Text rasterization — text isn't stored as pixels. Fonts are just shape outlines. When the browser displays text, it converts those outlines into pixels at the required size.

6. Composition

Instead of treating the whole page as one flat image, modern browsers split it into layers based on certain conditions — transforms, opacity, video, overflow. Each layer gets rasterized separately and sent to the GPU, where the compositor combines them into the final image.

Because layers are independent, things like scrolling, zooming, and CSS transforms can be handled by the compositor thread without touching the main thread at all.

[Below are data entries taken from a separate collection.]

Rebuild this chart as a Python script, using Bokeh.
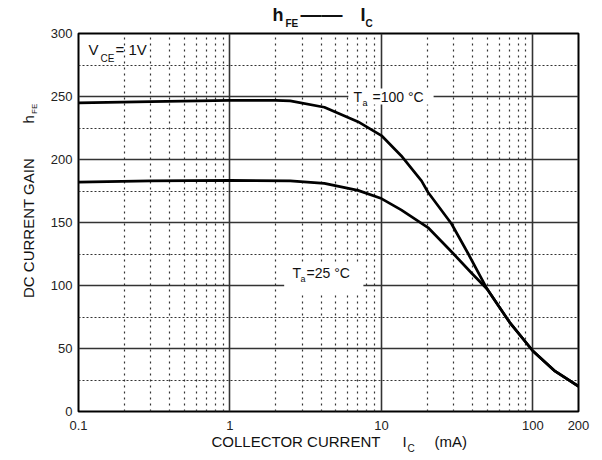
import math
from bokeh.plotting import figure
from bokeh.models import FixedTicker, Label, Range1d, BoxAnnotation, GridBox
from bokeh.embed import file_html
from bokeh.resources import INLINE

# ---- data ----
ic_100 = [0.1, 0.3, 1, 2, 2.5, 4.2, 7, 10, 13.5, 18.4, 20.3, 29, 37.5, 50, 70, 100, 140, 200]
hfe_100 = [245, 246, 247, 247, 246.5, 241.5, 230, 219, 203, 183, 174, 149, 125, 97, 71, 48, 32, 20]

ic_25 = [0.1, 0.3, 1, 2.5, 4.2, 7, 10, 13.5, 20.3, 30, 39.6, 50, 70, 100, 140, 200]
hfe_25 = [182, 183, 183.5, 183, 181, 175.5, 169, 160, 146, 125, 109.5, 97, 71, 48, 32, 20]

x_ticks = [0.1, 1, 10, 100, 200]
x_tick_labels = ["0.1", "1", "10", "100", "200"]
y_ticks = [0, 50, 100, 150, 200, 250, 300]

x_major_grid = [1, 10, 100]
x_minor_grid = [0.2, 0.3, 0.4, 0.5, 0.6, 0.7, 0.8, 0.9,
                2, 3, 4, 5, 6, 7, 8, 9,
                20, 30, 40, 50, 60, 70, 80, 90]
y_major_grid = [50, 100, 150, 200, 250]
y_minor_grid = [25, 75, 125, 175, 225, 275]

FONT = "Liberation Sans"
GRID = "#333333"
INK = "#111111"
W, H = 600, 458

# ---------------- main chart ----------------
p = figure(width=W, height=H, x_axis_type="log",
           x_range=Range1d(0.1, 200), y_range=Range1d(0, 300),
           output_backend="svg", toolbar_location=None,
           min_border_left=78, min_border_right=22,
           min_border_top=33, min_border_bottom=47)

p.background_fill_color = "white"
p.border_fill_color = "white"
p.outline_line_color = "black"
p.outline_line_width = 2

p.xgrid.ticker = FixedTicker(ticks=x_major_grid, minor_ticks=x_minor_grid)
p.xgrid.grid_line_color = GRID
p.xgrid.grid_line_width = 1.6
p.xgrid.minor_grid_line_color = GRID
p.xgrid.minor_grid_line_width = 1.2
p.xgrid.minor_grid_line_dash = "2 4"

p.ygrid.ticker = FixedTicker(ticks=y_major_grid, minor_ticks=y_minor_grid)
p.ygrid.grid_line_color = GRID
p.ygrid.grid_line_width = 1.6
p.ygrid.minor_grid_line_color = GRID
p.ygrid.minor_grid_line_width = 1.2
p.ygrid.minor_grid_line_dash = "2 2"

for ax in (p.xaxis, p.yaxis):
    ax.axis_line_color = None
    ax.major_tick_line_color = None
    ax.minor_tick_line_color = None
    ax.major_tick_in = 0
    ax.major_tick_out = 0
    ax.minor_tick_in = 0
    ax.minor_tick_out = 0
    ax.major_label_text_font = FONT
    ax.major_label_text_font_size = "13px"
    ax.major_label_text_color = "#222222"

p.xaxis.ticker = FixedTicker(ticks=x_ticks)
p.xaxis.major_label_overrides = dict(zip(x_ticks, x_tick_labels))
p.xaxis.major_label_standoff = 9
p.yaxis.ticker = FixedTicker(ticks=y_ticks)
p.yaxis.major_label_standoff = 6

p.line(ic_100, hfe_100, line_color="black", line_width=2.7)
p.line(ic_25, hfe_25, line_color="black", line_width=2.7)

# white backing behind the curve labels (hides the grid line)
p.add_layout(BoxAnnotation(left=6.05, right=22.1, bottom=243.7, top=256.3,
                           fill_color="white", fill_alpha=1, line_color=None))
p.add_layout(BoxAnnotation(left=2.28, right=7.6, bottom=94.4, top=117.5,
                           fill_color="white", fill_alpha=1, line_color=None))

# ---------------- transparent text overlay (same size, same cell) ----------------
ov = figure(width=W, height=H, x_axis_location=None, y_axis_location=None,
            x_range=Range1d(0, 1), y_range=Range1d(0, 1),
            min_border=0, output_backend="svg", toolbar_location=None)
ov.outline_line_color = None
ov.background_fill_color = None
ov.border_fill_color = None
ov.grid.visible = False
for f in (p, ov):
    try:
        f.frame_align = False
    except Exception:
        pass


def lab(text, px, py, size, bold=False, align="left", angle=0):
    """px, py: page pixel position (py from the top) of the text's vertical centre."""
    ov.add_layout(Label(x=px, y=H - py, x_units="screen", y_units="screen", text=text,
                        text_font=FONT, text_font_size=f"{size}px",
                        text_font_style="bold" if bold else "normal",
                        text_color=INK, text_align=align, text_baseline="middle",
                        angle=angle))


# title  h_FE —— I_C
lab("h", 272, 14.5, 18, bold=True)
lab("FE", 285, 22.5, 10, bold=True)
lab("——", 300, 13, 21, bold=True)
lab("I", 360, 14.5, 18, bold=True)
lab("C", 365, 22.5, 10, bold=True)

# V_CE = 1V
lab("V", 88, 49, 15)
lab("CE", 100, 57.5, 10)
lab("= 1V", 115, 49, 15)

# T_a = 100 °C
lab("T", 353, 96, 14)
lab("a", 362, 102.7, 9)
lab("=100 °C", 372, 96, 14)

# T_a = 25 °C
lab("T", 292, 272.5, 14)
lab("a", 300, 278.7, 9)
lab("=25 °C", 306, 272.5, 14)

# y-axis title (rotated)
lab("DC CURRENT GAIN", 27.5, 227.5, 15, align="center", angle=math.pi / 2)
lab("h", 27.5, 123, 15, angle=math.pi / 2)
lab("FE", 34, 113.5, 8, angle=math.pi / 2)

# x-axis title
lab("COLLECTOR CURRENT", 211, 440.5, 15)
lab("I", 402, 440.5, 15)
lab("C", 407, 447.5, 10)
lab("(mA)", 434, 440.5, 15)

layout = GridBox(children=[(p, 0, 0), (ov, 0, 0)])

open("out.html", "w").write(file_html(layout, INLINE))
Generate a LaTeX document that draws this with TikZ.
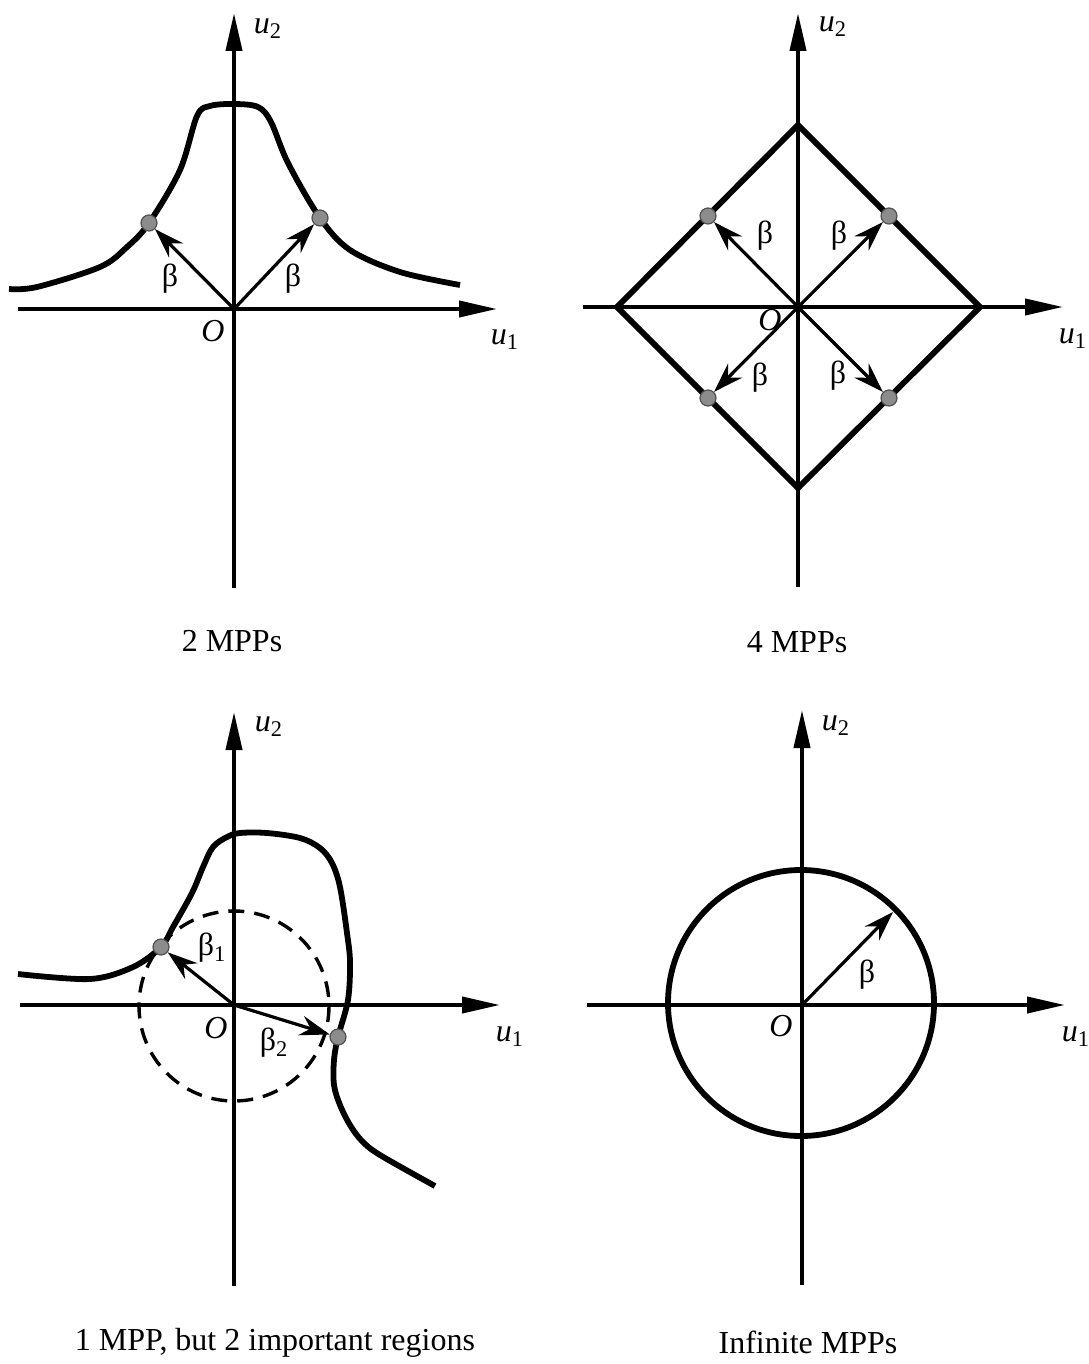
\documentclass[tikz,border=0pt]{standalone}
\usepackage{fontspec}
\setmainfont{Liberation Serif}
\usetikzlibrary{arrows.meta}
\definecolor{mppfill}{HTML}{8C8C8C}
\definecolor{mppedge}{HTML}{505050}
\tikzset{
  axis/.style={line width=2pt, -{Triangle[length=19pt, width=8pt]}},
  limit/.style={line width=2.9pt, line join=round},
  vec/.style={line width=1.6pt, -{Stealth[length=15pt, width=10pt, inset=5pt]}},
  mpp/.style={circle, fill=mppfill, draw=mppedge, line width=0.6pt,
              minimum size=8pt, inner sep=0pt},
  lab/.style={font=\fontsize{16}{19}\selectfont, inner sep=0pt},
  ring/.style={line width=1.7pt, dash pattern=on 8pt off 5pt},
}
\begin{document}
\begin{tikzpicture}[x=0.5pt, y=-0.5pt]
  \useasboundingbox (0,0) rectangle (1088,1364);
  % 2 MPPs
  \coordinate (oA) at (234,309);
  \coordinate (aW) at (18,309);
  \coordinate (aE) at (497,309);
  \coordinate (aS) at (234,588);
  \coordinate (aN) at (234,13);
  \draw[axis] (aW) -- (aE);
  \draw[axis] (aS) -- (aN);
  \draw[limit] plot[smooth, tension=0.55] coordinates {(9,289) (37,287) (100,267) (127,247)
    (149,223) (180,170) (197,116) (210,106) (234,104) (258,107) (271,122) (288,163)
    (320,218) (350,250) (400,272) (460,285)};
  \node[mpp] (a1) at (149,223) {};
  \node[mpp] (a2) at (320,218) {};
  \draw[vec] (oA) -- (a1);
  \draw[vec] (oA) -- (a2);
  \node[lab] (bA1) at (170,279) {β};
  \node[lab] (bA2) at (293,279) {β};
  \node[lab] (OA) at (213,331) {\textit{O}};
  \node[lab] (uA1) at (505,340) {\textit{u}\textsubscript{1}};
  \node[lab] (uA2) at (268,29) {\textit{u}\textsubscript{2}};
  \node[lab] (capA) at (232,641) {2 MPPs};

  % 4 MPPs
  \coordinate (oB) at (798,307);
  \coordinate (bW) at (583,307);
  \coordinate (bE) at (1063,307);
  \coordinate (bS) at (798,587);
  \coordinate (bN) at (798,13);
  \draw[axis] (bW) -- (bE);
  \draw[axis] (bS) -- (bN);
  \coordinate (dN) at (798,125);
  \coordinate (dE) at (980,307);
  \coordinate (dS) at (798,488);
  \coordinate (dW) at (617,307);
  \draw[limit, line join=miter] (dN) -- (dE) -- (dS) -- (dW) -- cycle;
  \node[mpp] (b1) at (708,216) {};
  \node[mpp] (b2) at (889,216) {};
  \node[mpp] (b3) at (708,398) {};
  \node[mpp] (b4) at (889,398) {};
  \foreach \m in {b1,b2,b3,b4}
    \draw[vec] (oB) -- (\m);
  \node[lab] (bB1) at (765,236) {β};
  \node[lab] (bB2) at (839,236) {β};
  \node[lab] (bB3) at (760,378) {β};
  \node[lab] (bB4) at (838,376) {β};
  \node[lab] (OB) at (770,320) {\textit{O}};
  \node[lab] (uB1) at (1073,339) {\textit{u}\textsubscript{1}};
  \node[lab] (uB2) at (833,27) {\textit{u}\textsubscript{2}};
  \node[lab] (capB) at (797,642) {4 MPPs};

  % 1 MPP, 2 regions
  \coordinate (oC) at (234,1005);
  \coordinate (cW) at (20,1005);
  \coordinate (cE) at (500,1005);
  \coordinate (cS) at (234,1286);
  \coordinate (cN) at (234,712);
  \draw[axis] (cW) -- (cE);
  \draw[axis] (cS) -- (cN);
  \draw[ring] (234,1006) circle[radius=95];
  \draw[limit] plot[smooth, tension=0.55] coordinates {(18,974) (90,979) (133,967)
    (161,947) (173,927) (192,893) (203,867) (213,847) (227,837) (240,833) (267,833)
    (300,838) (320,848) (332,863) (340,887) (347,933) (350,962) (348,1000)
    (338,1037) (334,1060) (334,1085) (340,1105) (350,1125) (362,1141)
    (380,1155) (435,1186)};
  \node[mpp] (c1) at (161,947) {};
  \node[mpp] (c2) at (338,1037) {};
  \draw[vec] (oC) -- (c1);
  \draw[vec] (oC) -- (c2);
  \node[lab] (bC1) at (212,948) {β\textsubscript{1}};
  \node[lab] (bC2) at (274,1043) {β\textsubscript{2}};
  \node[lab] (OC) at (216,1028) {\textit{O}};
  \node[lab] (uC1) at (510,1037) {\textit{u}\textsubscript{1}};
  \node[lab] (uC2) at (269,727) {\textit{u}\textsubscript{2}};
  \node[lab] (capC) at (275,1343) {1 MPP, but 2 important regions};

  % Infinite MPPs
  \coordinate (oD) at (802,1005);
  \coordinate (dW1) at (587,1005);
  \coordinate (dE1) at (1065,1005);
  \coordinate (dS1) at (802,1285);
  \coordinate (dN1) at (802,710);
  \draw[axis] (dW1) -- (dE1);
  \draw[axis] (dS1) -- (dN1);
  \draw[limit] (801,1003) circle[radius=133];
  \coordinate (d1) at (893,912);
  \draw[vec] (oD) -- (d1);
  \node[lab] (bD1) at (867,975) {β};
  \node[lab] (OD) at (781,1026) {\textit{O}};
  \node[lab] (uD1) at (1076,1037) {\textit{u}\textsubscript{1}};
  \node[lab] (uD2) at (836,726) {\textit{u}\textsubscript{2}};
  \node[lab] (capD) at (808,1342) {Infinite MPPs};
\end{tikzpicture}
\end{document}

This is a key performance optimization: instead of re-running layout, paint, and raster, the browser just moves or transforms existing bitmaps on the GPU, which is why these interactions feel smooth.

7. The Draw Phase

Now that those paint instructions have been converted into pixels and the GPU has rasterized them into bitmaps, the draw phase executes the aggregated compositor frame on the GPU to produce the final pixels on screen. The tiling happens earlier, during rasterization — the compositor breaks layers into tiles and rasterizes them individually. By the draw phase, that work is already done.

PS: This is based on my own research and understanding of how the web browsers and the Web Rendering Pipeline work. I'd always recommend double-checking other resources if you want to go deeper. I wrote this mostly for myself, but if it helps someone else along the way, that's a win. Thanks for reading.